**INSTRUCTIONS FOR THE TASK**
Copy all of the material word for word, except for the pictures.

** Start DATA BLOCK **

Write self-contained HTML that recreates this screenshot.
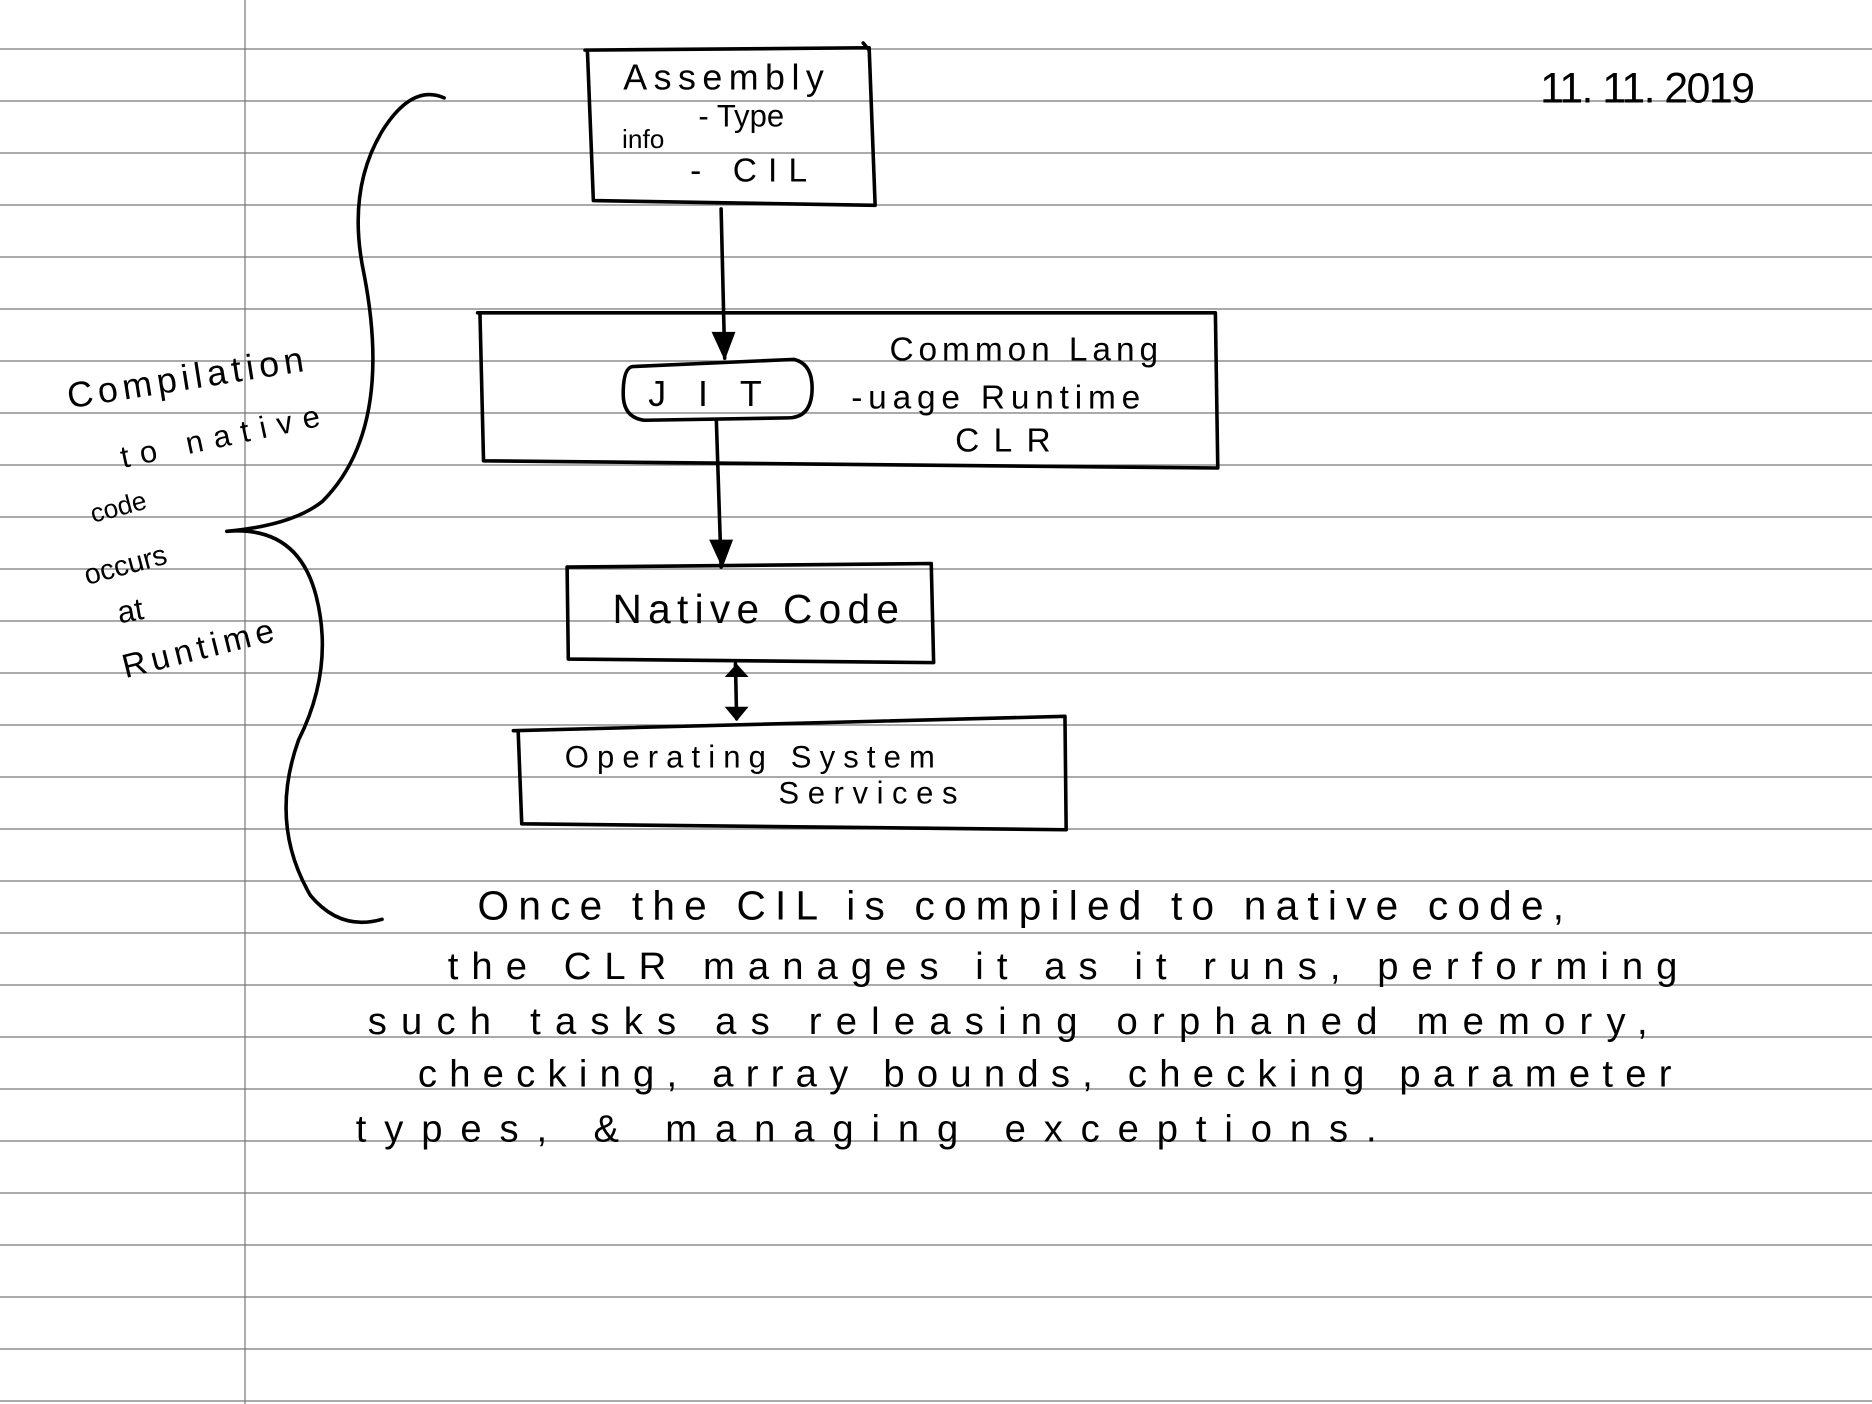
<!DOCTYPE html>
<html><head><meta charset="utf-8"><style>
html,body{margin:0;padding:0;background:#fff;}
svg{display:block}
text{font-family:"Liberation Sans",sans-serif;fill:#000;}
</style></head><body>
<svg width="1872" height="1404" viewBox="0 0 1872 1404" xmlns="http://www.w3.org/2000/svg">
<rect width="1872" height="1404" fill="#fff"/>
<g stroke="#777" stroke-width="1.2">
<line x1="0" y1="49" x2="1872" y2="49"/><line x1="0" y1="101" x2="1872" y2="101"/><line x1="0" y1="153" x2="1872" y2="153"/><line x1="0" y1="205" x2="1872" y2="205"/><line x1="0" y1="257" x2="1872" y2="257"/><line x1="0" y1="309" x2="1872" y2="309"/><line x1="0" y1="361" x2="1872" y2="361"/><line x1="0" y1="413" x2="1872" y2="413"/><line x1="0" y1="465" x2="1872" y2="465"/><line x1="0" y1="517" x2="1872" y2="517"/><line x1="0" y1="569" x2="1872" y2="569"/><line x1="0" y1="621" x2="1872" y2="621"/><line x1="0" y1="673" x2="1872" y2="673"/><line x1="0" y1="725" x2="1872" y2="725"/><line x1="0" y1="777" x2="1872" y2="777"/><line x1="0" y1="829" x2="1872" y2="829"/><line x1="0" y1="881" x2="1872" y2="881"/><line x1="0" y1="933" x2="1872" y2="933"/><line x1="0" y1="985" x2="1872" y2="985"/><line x1="0" y1="1037" x2="1872" y2="1037"/><line x1="0" y1="1089" x2="1872" y2="1089"/><line x1="0" y1="1141" x2="1872" y2="1141"/><line x1="0" y1="1193" x2="1872" y2="1193"/><line x1="0" y1="1245" x2="1872" y2="1245"/><line x1="0" y1="1297" x2="1872" y2="1297"/><line x1="0" y1="1349" x2="1872" y2="1349"/><line x1="0" y1="1401" x2="1872" y2="1401"/>
<line x1="245" y1="0" x2="245" y2="1404"/>
</g>
<g transform="scale(1.1939)">
<g fill="none" stroke="#000" stroke-width="3" stroke-linejoin="round" stroke-linecap="round">
<path d="M490 42 L728 40 L733 172 L497 168 L492 42 M723 36 L728 42"/>
<path d="M604 175 L607 300"/>
<path d="M400 262 L1018 262 L1020 392 L405 386 L402 262"/>
<path d="M530 307 L665 301 Q682 305 680 330 Q678 350 660 350 L540 352 Q522 350 522 330 Q522 308 530 307 Z"/>
<path d="M600 352 L604 475"/>
<path d="M475 475 L780 472 L782 555 L476 552 L475 475"/>
<path d="M616 556 L617 602"/>
<path d="M430 612 L892 600 L893 695 L437 690 L434 612"/>
<path d="M372 82 Q345 70 320 110 Q290 160 305 230 Q330 360 270 420 Q245 440 190 445 M190 445 Q250 440 265 500 Q280 560 250 620 Q225 690 260 750 Q285 780 320 770"/>
</g>
<g fill="#000">
<polygon points="596,278 616,278 607,302"/>
<polygon points="594,452 614,452 605,476"/>
<polygon points="607,567 627,567 617,556"/>
<polygon points="607,592 627,592 617,604"/>
</g>
<text x="522" y="75" font-size="30" textLength="168" lengthAdjust="spacing">Assembly</text>
<text x="585" y="106" font-size="26">- Type</text>
<text x="521" y="124" font-size="22">info</text>
<text x="578" y="152" font-size="28" textLength="98" lengthAdjust="spacing">- CIL</text>
<text x="543" y="340" font-size="30" textLength="95" lengthAdjust="spacing">JIT</text>
<text x="745" y="302" font-size="28" textLength="225" lengthAdjust="spacing">Common Lang</text>
<text x="713" y="342" font-size="28" textLength="242" lengthAdjust="spacing">-uage Runtime</text>
<text x="800" y="378" font-size="28" textLength="80" lengthAdjust="spacing">CLR</text>
<text x="513" y="522" font-size="34" textLength="240" lengthAdjust="spacing">Native Code</text>
<text x="473" y="643" font-size="26" textLength="310" lengthAdjust="spacing">Operating System</text>
<text x="652" y="673" font-size="26" textLength="150" lengthAdjust="spacing">Services</text>
<text x="1290" y="86" font-size="36" textLength="180" lengthAdjust="spacing">11. 11. 2019</text>
<text x="58" y="342" font-size="30" transform="rotate(-9 58 342)" textLength="200" lengthAdjust="spacing">Compilation</text>
<text x="103" y="392" font-size="26" transform="rotate(-12 103 392)" textLength="170" lengthAdjust="spacing">to native</text>
<text x="78" y="438" font-size="22" transform="rotate(-15 78 438)">code</text>
<text x="73" y="490" font-size="24" transform="rotate(-15 73 490)">occurs</text>
<text x="100" y="522" font-size="26" transform="rotate(-10 100 522)">at</text>
<text x="105" y="568" font-size="28" transform="rotate(-14 105 568)" textLength="130" lengthAdjust="spacing">Runtime</text>
<text x="400" y="770" font-size="34" textLength="910" lengthAdjust="spacing">Once the CIL is compiled to native code,</text>
<text x="375" y="820" font-size="32" textLength="1030" lengthAdjust="spacing">the CLR manages it as it runs, performing</text>
<text x="308" y="866" font-size="32" textLength="1072" lengthAdjust="spacing">such tasks as releasing orphaned memory,</text>
<text x="350" y="910" font-size="32" textLength="1050" lengthAdjust="spacing">checking, array bounds, checking parameter</text>
<text x="298" y="956" font-size="32" textLength="855" lengthAdjust="spacing">types, &amp; managing exceptions.</text>
</g>
</svg>
</body></html>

** End DATA BLOCK **

**ANSWER TO THIS PROBLEM**
Write self-contained HTML that recreates this screenshot.
<!DOCTYPE html>
<html><head><meta charset="utf-8"><style>
html,body{margin:0;padding:0;background:#fff;}
svg{display:block}
text{font-family:"Liberation Sans",sans-serif;fill:#000;}
</style></head><body>
<svg width="1872" height="1404" viewBox="0 0 1872 1404" xmlns="http://www.w3.org/2000/svg">
<rect width="1872" height="1404" fill="#fff"/>
<g stroke="#777" stroke-width="1.2">
<line x1="0" y1="49" x2="1872" y2="49"/><line x1="0" y1="101" x2="1872" y2="101"/><line x1="0" y1="153" x2="1872" y2="153"/><line x1="0" y1="205" x2="1872" y2="205"/><line x1="0" y1="257" x2="1872" y2="257"/><line x1="0" y1="309" x2="1872" y2="309"/><line x1="0" y1="361" x2="1872" y2="361"/><line x1="0" y1="413" x2="1872" y2="413"/><line x1="0" y1="465" x2="1872" y2="465"/><line x1="0" y1="517" x2="1872" y2="517"/><line x1="0" y1="569" x2="1872" y2="569"/><line x1="0" y1="621" x2="1872" y2="621"/><line x1="0" y1="673" x2="1872" y2="673"/><line x1="0" y1="725" x2="1872" y2="725"/><line x1="0" y1="777" x2="1872" y2="777"/><line x1="0" y1="829" x2="1872" y2="829"/><line x1="0" y1="881" x2="1872" y2="881"/><line x1="0" y1="933" x2="1872" y2="933"/><line x1="0" y1="985" x2="1872" y2="985"/><line x1="0" y1="1037" x2="1872" y2="1037"/><line x1="0" y1="1089" x2="1872" y2="1089"/><line x1="0" y1="1141" x2="1872" y2="1141"/><line x1="0" y1="1193" x2="1872" y2="1193"/><line x1="0" y1="1245" x2="1872" y2="1245"/><line x1="0" y1="1297" x2="1872" y2="1297"/><line x1="0" y1="1349" x2="1872" y2="1349"/><line x1="0" y1="1401" x2="1872" y2="1401"/>
<line x1="245" y1="0" x2="245" y2="1404"/>
</g>
<g transform="scale(1.1939)">
<g fill="none" stroke="#000" stroke-width="3" stroke-linejoin="round" stroke-linecap="round">
<path d="M490 42 L728 40 L733 172 L497 168 L492 42 M723 36 L728 42"/>
<path d="M604 175 L607 300"/>
<path d="M400 262 L1018 262 L1020 392 L405 386 L402 262"/>
<path d="M530 307 L665 301 Q682 305 680 330 Q678 350 660 350 L540 352 Q522 350 522 330 Q522 308 530 307 Z"/>
<path d="M600 352 L604 475"/>
<path d="M475 475 L780 472 L782 555 L476 552 L475 475"/>
<path d="M616 556 L617 602"/>
<path d="M430 612 L892 600 L893 695 L437 690 L434 612"/>
<path d="M372 82 Q345 70 320 110 Q290 160 305 230 Q330 360 270 420 Q245 440 190 445 M190 445 Q250 440 265 500 Q280 560 250 620 Q225 690 260 750 Q285 780 320 770"/>
</g>
<g fill="#000">
<polygon points="596,278 616,278 607,302"/>
<polygon points="594,452 614,452 605,476"/>
<polygon points="607,567 627,567 617,556"/>
<polygon points="607,592 627,592 617,604"/>
</g>
<text x="522" y="75" font-size="30" textLength="168" lengthAdjust="spacing">Assembly</text>
<text x="585" y="106" font-size="26">- Type</text>
<text x="521" y="124" font-size="22">info</text>
<text x="578" y="152" font-size="28" textLength="98" lengthAdjust="spacing">- CIL</text>
<text x="543" y="340" font-size="30" textLength="95" lengthAdjust="spacing">JIT</text>
<text x="745" y="302" font-size="28" textLength="225" lengthAdjust="spacing">Common Lang</text>
<text x="713" y="342" font-size="28" textLength="242" lengthAdjust="spacing">-uage Runtime</text>
<text x="800" y="378" font-size="28" textLength="80" lengthAdjust="spacing">CLR</text>
<text x="513" y="522" font-size="34" textLength="240" lengthAdjust="spacing">Native Code</text>
<text x="473" y="643" font-size="26" textLength="310" lengthAdjust="spacing">Operating System</text>
<text x="652" y="673" font-size="26" textLength="150" lengthAdjust="spacing">Services</text>
<text x="1290" y="86" font-size="36" textLength="180" lengthAdjust="spacing">11. 11. 2019</text>
<text x="58" y="342" font-size="30" transform="rotate(-9 58 342)" textLength="200" lengthAdjust="spacing">Compilation</text>
<text x="103" y="392" font-size="26" transform="rotate(-12 103 392)" textLength="170" lengthAdjust="spacing">to native</text>
<text x="78" y="438" font-size="22" transform="rotate(-15 78 438)">code</text>
<text x="73" y="490" font-size="24" transform="rotate(-15 73 490)">occurs</text>
<text x="100" y="522" font-size="26" transform="rotate(-10 100 522)">at</text>
<text x="105" y="568" font-size="28" transform="rotate(-14 105 568)" textLength="130" lengthAdjust="spacing">Runtime</text>
<text x="400" y="770" font-size="34" textLength="910" lengthAdjust="spacing">Once the CIL is compiled to native code,</text>
<text x="375" y="820" font-size="32" textLength="1030" lengthAdjust="spacing">the CLR manages it as it runs, performing</text>
<text x="308" y="866" font-size="32" textLength="1072" lengthAdjust="spacing">such tasks as releasing orphaned memory,</text>
<text x="350" y="910" font-size="32" textLength="1050" lengthAdjust="spacing">checking, array bounds, checking parameter</text>
<text x="298" y="956" font-size="32" textLength="855" lengthAdjust="spacing">types, &amp; managing exceptions.</text>
</g>
</svg>
</body></html>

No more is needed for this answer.